NEW YORK (Reuters) - Global stocks fell and government debt prices rose on Thursday after a Spanish debt auction failed to allay fears that Spain could be the next European country in need of a bailout and as U.S. economic data cast doubt on the strength of the recovery.
The number of Americans claiming unemployment benefits for the first time fell less than expected last week, suggesting a slowdown in job creation. Other data showed factory activity in the Mid-Atlantic region slowed sharply this month and U.S. home resales fell for a second month in March.
Analysts said part of the data’s weakness was payback after an abnormally warm U.S. winter. But few doubted the economy was losing some steam, leaving the door open for further monetary stimulus from the Federal Reserve, a bullish sign for bonds.
“The prospects for easing are on the table and are always going to be on the table,” said Sean Incremona, economist at 4CAST LTD in New York. “Euro zone worries, U.S. economy worries - it doesn’t look like it’s going to be a risk-on day.”
The benchmark 10-year U.S. Treasury note rose 5/32, the yield at 1.9612 percent.
Closely watched auctions of French and Spanish debt aided safe-haven assets like Treasuries and German bunds.
Equities in both New York and Europe fell on the economic data. Investors in Europe have increasingly been looking to the United States, as well as emerging markets, to drive European corporate profits while the euro zone economy languishes.
The equity declines came amid a strong beginning to the U.S. earnings season, confirmed on Thursday by better-than-expected reports from Bank of America Corp (BAC.N), Morgan Stanley (MS.N) and eBay Inc (EBAY.O).
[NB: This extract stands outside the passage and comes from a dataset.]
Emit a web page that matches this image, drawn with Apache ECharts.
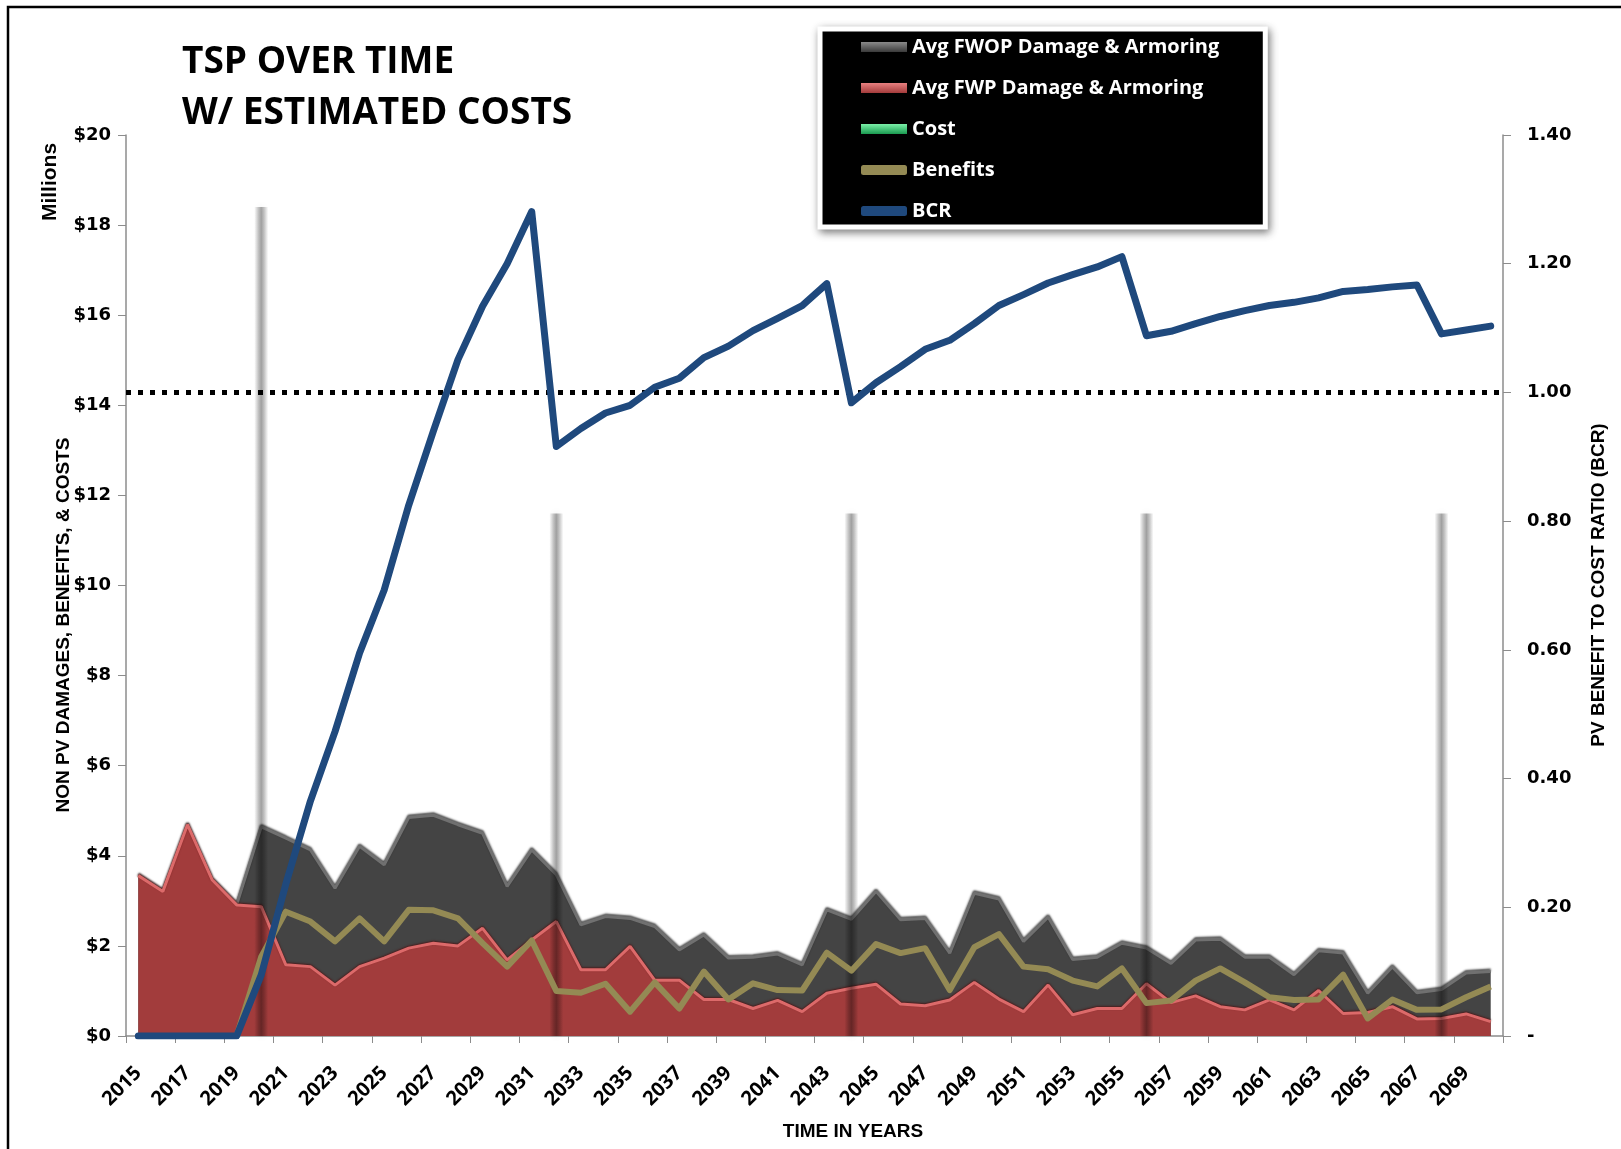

Of the 105 S&P 500 companies that have reported earnings to date, 81.9 percent have beat analyst expectations, according to the latest Thomson Reuters data.
Demand for safe-haven government debt could ease if a meeting this weekend of the International Monetary Fund supports the idea of buffering the so-called peripheral European economies, said John Hendricks, a portfolio manager at Hartford Investment Management in Hartford, Connecticut.
IMF chief Christine Lagarde said on Thursday she expects to win a big boost in funding to help the lender safeguard countries from the euro zone debt crisis.
“Clearly, the bond market is very focused on headlines out of Europe right now,” Hendricks said. “We’re in a very volatile rate environment and we bounce from one headline to the next.”
The Dow Jones industrial average .DJI ended down 68.65 points, or 0.53 percent, at 12,964.10. The Standard & Poor's 500 Index .SPX lost 8.22 points, or 0.59 percent, at 1,376.92. The Nasdaq Composite Index .IXIC fell 23.89 points, or 0.79 percent, at 3,007.56.
Global stocks as measured by MSCI’s all-country world equity index .MIWD00000PUS fell 0.4 percent to 324.97.
The FTSEurofirst 300 .FTEU3 closed down 0.5 percent at 1,040.79. Euro zone debt concerns sent the French CAC .FCHI down 2 percent and the Spanish IBEX .IBEX off 2.2 percent against a broadly flat British FTSE .FTSE.
Spain sold 2.5 billion euros in two- and 10-year bonds, at the top end of the targeted amount. Yields on the key 10-year bond were higher, however, reflecting fears that Spain may miss budget deficit targets, as well as concerns about its banks.
Investors fretted about the higher yields demanded in the auction and about a possible future credit rating downgrade for France, where upcoming presidential elections pose an additional risk.
Italian, Spanish and French bond yield spreads widened over benchmark German Bunds. Bund futures traded 30 ticks higher on the day at 140.66, after hitting a record high of 140.78 earlier.
The euro initially tracked a rise in credit default swaps and a widening of yield spreads between safe-haven German bunds and debt issued by weaker countries like Spain and Italy.
But the euro traded either side of break-even, and was last up 0.1 percent at $1.3120. The dollar rose against a basket of major trading-partner currencies, with the U.S. Dollar Index .DXY gaining 0.1 percent to 79.553.
Brent crude oil futures gave back most early gains, as the U.S. economic data stoked fresh worries on oil demand.
The Brent crude contract for June settled up 3 cents at $118.00 a barrel.
U.S. May crude fell 40 cents to settle at $102.27 a barrel.
Gold eased for most of the day on European debt jitters and worries over the U.S. labor market, but was higher in late afternoon trading.
Spot gold rose 84 cents to $1,638.80 an ounce, while U.S. gold futures for June delivery settled up $1.80 an ounce at $1,641.40.